If you look up today’s gospel passage in our Bibles, you will see that after Jesus insisted we must eat his body and drink his blood in order to have eternal life, many of his followers started walking away, saying to themselves that he was out of his mind. What is important here is what Jesus didn’t do. He didn’t say, “Wait, don’t take me literally.” He didn’t say, “you misunderstand me – I don’t mean you really have to eat my body and drink my blood.” Jesus just let them go: he knew they understood him perfectly.
The apostles, however, stayed with him even though they didn’t understand what he was saying any more than anyone else. When Jesus asked them, “Do you also want to leave?” Peter answered: “Lord, to whom shall we go? You have the words of eternal life.” It is quite marvelous how Jesus devised a way to feed us with his own flesh and blood. He has given us the Eucharist, which is his real presence.
The Eucharist is truly his body and blood. Yet it remains a mystery for us and we are still asking, “How can this be?” It all comes down to faith in the one who tells us, “This is my body. This is my blood.” I think this is the biggest challenge to our faith in the Church today. It is also the biggest comfort to those who believe.
Once we are truly convinced that the Eucharist is Jesus’ body and blood, and then it is much easier for us to see how it is the source of eternal life for us. Jesus gave us a simple image to help us see how, through the Eucharist, he brings us eternal life.

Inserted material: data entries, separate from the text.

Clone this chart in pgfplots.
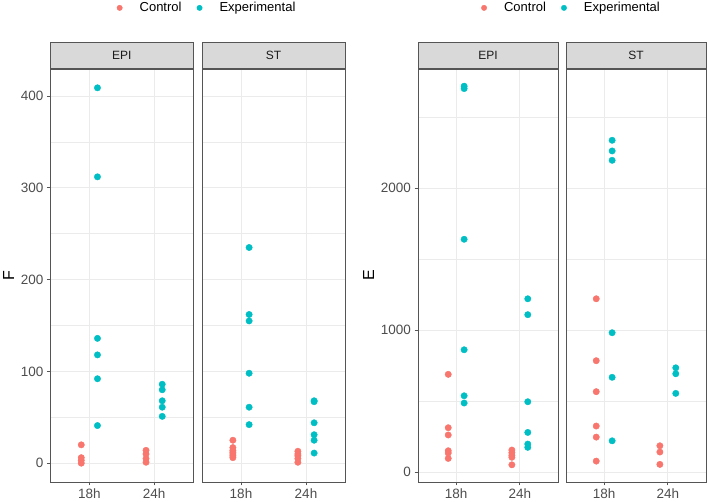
\documentclass[border=0pt]{standalone}
\usepackage{pgfplots}
\pgfplotsset{compat=1.18}
\usepackage{fontspec}
\setmainfont{Liberation Sans}
\definecolor{ctrl}{HTML}{F8766D}
\definecolor{expc}{HTML}{00BFC4}
\definecolor{gridc}{HTML}{EBEBEB}
\definecolor{borderc}{HTML}{555555}
\definecolor{striptext}{HTML}{1A1A1A}
\definecolor{ticklab}{HTML}{4D4D4D}
\definecolor{stripfill}{HTML}{D9D9D9}

\pgfplotsset{
  panel/.style={
    scale only axis, height=413pt,
    xmin=0.4, xmax=2.6, xtick={1,2}, xticklabels={18h,24h},
    axis line style={borderc, line width=0.8pt},
    grid=both,
    major grid style={gridc, line width=1pt},
    minor grid style={gridc, line width=0.6pt},
    tick align=outside, major tick length=3.5pt, minor tick length=0pt,
    tick style={borderc, line width=0.8pt},
    xtick pos=left, ytick pos=left,
    ticklabel style={font=\fontsize{13.5}{15}\selectfont, text=ticklab},
    /pgf/number format/assume math mode=true,
    /pgf/number format/1000 sep={},
    scaled y ticks=false,
    every axis title shift=0pt,
    title style={at={(0.5,1)}, anchor=south, yshift=0pt, fill=stripfill, draw=borderc,
      line width=0.8pt, minimum height=26pt, inner sep=0pt,
      text=striptext, font=\fontsize{12}{14}\selectfont},
    ylabel style={font=\fontsize{16}{18}\selectfont, text=black},
    legend style={draw=none, fill=none, legend columns=2,
      font=\fontsize{13}{15}\selectfont,
      /tikz/every even column/.append style={column sep=6pt}},
    legend image code/.code={\path[draw=none, fill=none] (-10pt,-3pt) rectangle (18pt,3pt);
      \draw[#1, mark size=2.7pt] plot coordinates {(0pt,0pt)};},
  },
  ctrlp/.style={only marks, mark=*, color=ctrl, mark size=3.2pt, mark options={fill=ctrl, draw=ctrl}},
  expp/.style={only marks, mark=*, color=expc, mark size=3.2pt, mark options={fill=expc, draw=expc}},
  fpanel/.style={panel, ymin=-20.5, ymax=429.5, ytick={0,100,200,300,400}, minor ytick={50,150,250,350}},
  epanel/.style={panel, ymin=-70, ymax=2838, ytick={0,1000,2000}, minor ytick={500,1500,2500}},
  rightpanel/.style={yticklabels={}, ytick style={draw=none}},
}

\begin{document}
\begin{tikzpicture}
\useasboundingbox (0,0) rectangle (708pt,502pt);

% ---------- F, EPI ----------
\begin{axis}[fpanel, at={(50.5pt,20pt)}, anchor=south west, width=142.5pt,
  title={EPI}, title style={minimum width=142.5pt}, ylabel={F},
  legend style={at={(1.074,1.148)}, anchor=center}]
\addplot[ctrlp] table {
x y
0.875 20
0.875 6
0.875 3
0.875 0
1.875 14
1.875 10
1.875 5
1.875 1
};
\addplot[expp] table {
x y
1.125 409
1.125 312
1.125 136
1.125 118
1.125 92
1.125 41
2.125 86
2.125 80
2.125 68
2.125 61
2.125 51
};
\legend{Control, Experimental}
\end{axis}

% ---------- F, ST ----------
\begin{axis}[fpanel, rightpanel, at={(202pt,20pt)}, anchor=south west, width=143pt,
  title={ST}, title style={minimum width=143pt}]
\addplot[ctrlp] table {
x y
0.875 25
0.875 17
0.875 14
0.875 12
0.875 10
0.875 8
0.875 6
1.875 13
1.875 10
1.875 8
1.875 5
1.875 1
};
\addplot[expp] table {
x y
1.125 235
1.125 162
1.125 155
1.125 98
1.125 61
1.125 42
2.125 68
2.125 67
2.125 44
2.125 31
2.125 25
2.125 11
};
\end{axis}

% ---------- E, EPI ----------
\begin{axis}[epanel, at={(418pt,20pt)}, anchor=south west, width=140pt,
  title={EPI}, title style={minimum width=140pt}, ylabel={E},
  legend style={at={(1.071,1.148)}, anchor=center}]
\addplot[ctrlp] table {
x y
0.875 688
0.875 312
0.875 261
0.875 150
0.875 134
0.875 96
1.875 155
1.875 136
1.875 118
1.875 104
1.875 51
};
\addplot[expp] table {
x y
1.125 2717
1.125 2700
1.125 1639
1.125 861
1.125 537
1.125 486
2.125 1220
2.125 1108
2.125 495
2.125 279
2.125 197
2.125 174
};
\legend{Control, Experimental}
\end{axis}

% ---------- E, ST ----------
\begin{axis}[epanel, rightpanel, at={(566pt,20pt)}, anchor=south west, width=140pt,
  title={ST}, title style={minimum width=140pt}]
\addplot[ctrlp] table {
x y
0.875 1220
0.875 784
0.875 566
0.875 324
0.875 246
0.875 77
1.875 185
1.875 141
1.875 54
};
\addplot[expp] table {
x y
1.125 2336
1.125 2261
1.125 2195
1.125 981
1.125 667
1.125 220
2.125 734
2.125 692
2.125 554
};
\end{axis}
\end{tikzpicture}
\end{document}
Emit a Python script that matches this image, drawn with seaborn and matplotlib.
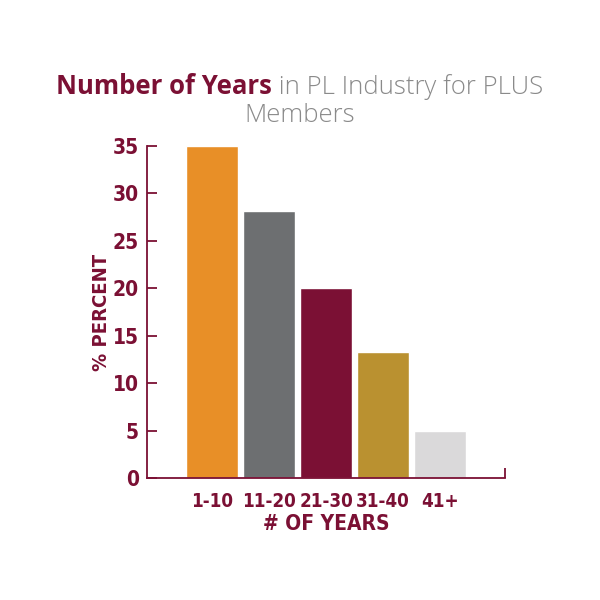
import matplotlib
matplotlib.use("Agg")
import matplotlib.pyplot as plt
import seaborn as sns
import pandas as pd

# values
categories = ["1-10", "11-20", "21-30", "31-40", "41+"]
percent = [35, 28.1, 20, 13.3, 5]
bar_colors = ["#E88F27", "#6D6F71", "#7B1034", "#BA9130", "#DAD9DA"]
y_ticks = [0, 5, 10, 15, 20, 25, 30, 35]

maroon = "#7B1034"
light_grey = "#8A8A8A"
cond = dict(family="DejaVu Sans", fontstretch="condensed", fontweight="bold",
            color=maroon)

sns.set_style("white")
plt.rcParams["font.family"] = ["Open Sans", "DejaVu Sans"]

df = pd.DataFrame({"years": categories, "percent": percent})

fig = plt.figure(figsize=(6, 6), dpi=100)
ax = fig.add_axes([0.245, 0.203, 0.597, 0.554])

sns.barplot(data=df, x="years", y="percent", hue="years", palette=bar_colors,
            width=0.92, saturation=1, legend=False, ax=ax)

ax.set_xlim(-1.14, 5.14)
ax.set_ylim(0, 35)
ax.set_yticks(y_ticks)
ax.set_yticklabels([str(t) for t in y_ticks], fontsize=15, **cond)
ax.set_xticks(range(len(categories)))
ax.set_xticklabels(categories, fontsize=13.5, **cond)
ax.set_xticks([5.14], minor=True)

ax.tick_params(axis="y", which="major", direction="in", length=7, width=1.3,
               color=maroon, pad=6, left=True)
ax.tick_params(axis="x", which="major", length=0, pad=10)
ax.tick_params(axis="x", which="minor", direction="in", length=7, width=1.3,
               color=maroon, bottom=True)

for side in ["top", "right"]:
    ax.spines[side].set_visible(False)
for side in ["left", "bottom"]:
    ax.spines[side].set_color(maroon)
    ax.spines[side].set_linewidth(1.3)

ax.set_xlabel("# OF YEARS", fontsize=15, labelpad=2, **cond)
ax.set_ylabel("% PERCENT", fontsize=14.5, labelpad=1, **cond)
ax.grid(False)

# two-colour title
fig.canvas.draw()
renderer = fig.canvas.get_renderer()
t1 = fig.text(0, 0.843, "Number of Years", fontsize=18.5, fontweight="bold",
              color=maroon, va="baseline")
t2 = fig.text(0, 0.843, " in PL Industry for PLUS", fontsize=18.5,
              fontweight="light", color=light_grey, va="baseline")
w1 = t1.get_window_extent(renderer).width / fig.bbox.width
w2 = t2.get_window_extent(renderer).width / fig.bbox.width
start = 0.5 - (w1 + w2) / 2
t1.set_x(start)
t2.set_x(start + w1)
fig.text(0.5, 0.797, "Members", fontsize=18.5, fontweight="light",
         color=light_grey, ha="center", va="baseline")

fig.savefig("out.png", dpi=100)
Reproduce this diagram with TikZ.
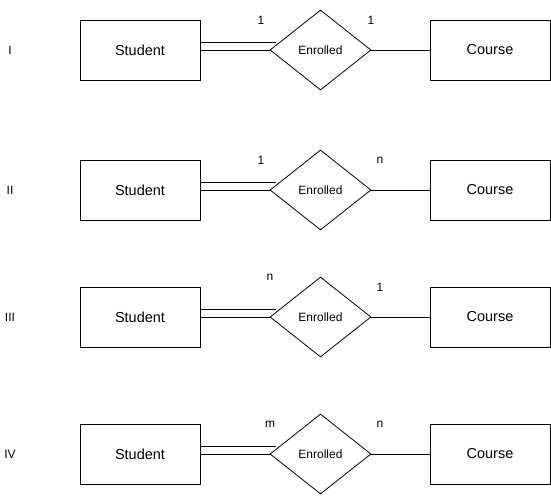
\documentclass[tikz,border=0pt]{standalone}
\usepackage{fontspec}
\setmainfont{Liberation Sans}
\usetikzlibrary{shapes.geometric,calc}
\begin{document}
\begin{tikzpicture}[x=1pt,y=-1pt,
  entity/.style={draw,line width=0.8pt,minimum width=120pt,minimum height=60pt,inner sep=0pt,font=\fontsize{14.5}{16}\selectfont},
  rel/.style={draw,line width=0.8pt,diamond,minimum width=101pt,minimum height=80pt,inner sep=0pt,aspect=1.26,font=\fontsize{12}{14}\selectfont},
  card/.style={font=\fontsize{12}{14}\selectfont,inner sep=0pt},
  rowlbl/.style={font=\fontsize{12}{14}\selectfont,inner sep=0pt},
  conn/.style={line width=0.8pt}]
\useasboundingbox (0,0) rectangle (551,495);
\foreach \r/\y/\lbl/\la/\lax/\lay/\lb/\lbx/\lby in {1/50/I/1/261/20/1/371/20, 2/190/II/1/261/160/n/380/160, 3/317/III/n/270/277/1/380/287, 4/454/IV/m/270/424/n/380/424}{
  \node[rowlbl] (r\r) at (10,\y) {\lbl};
  \node[entity] (s\r) at (140,\y) {Student};
  \node[rel] (e\r) at (320.5,\y) {Enrolled};
  \node[entity] (c\r) at (490,\y) {Course};
  \draw[conn] ($(s\r.east)+(0,-8)$) -- ($(e\r.west)+(6,-8)$);
  \draw[conn] (s\r.east) -- (e\r.west);
  \draw[conn] (e\r.east) -- (c\r.west);
  \node[card] (a\r) at (\lax,\lay) {\la};
  \node[card] (b\r) at (\lbx,\lby) {\lb};
}
\end{tikzpicture}
\end{document}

He told us, “I am the vine, you are the branches.” By our union with him which endures and is nourished through the Eucharist, his divine life flows into us.
In the first reading, Moses told God’s people to “remember and not forget” what God had done for them – the miraculous provision of food in the manna given to them. Today’s feast inspires us not to forget what Jesus does and continues to do for us through the Eucharist.
Let us appreciate the “Real Presence” of Jesus in the Holy Eucharist, by receiving him with true repentance for our sins, due preparation and reverence. Let us be Christ-bearers and conveyers: By receiving Holy Communion, we become Christ-bearers as Mary was, with the duty of conveying Christ to others at home and in the workplace, through love, mercy, forgiveness and humble and sacrificial service.
Let us offer our lives on the altar along with Jesus’ sacrifice, asking pardon for our sins, expressing gratitude for the blessings we have received and presenting our needs and petitions on the altar.
And so we cannot live without food. Jesus says the same with the Eucharist in this gospel: “Unless you eat the flesh of the Son of Man and drink His Blood, you do not have life within you,” (v. 53). Catholics who skips Holy Communion is showing that he/she does not believe in these words of the Lord. Amen.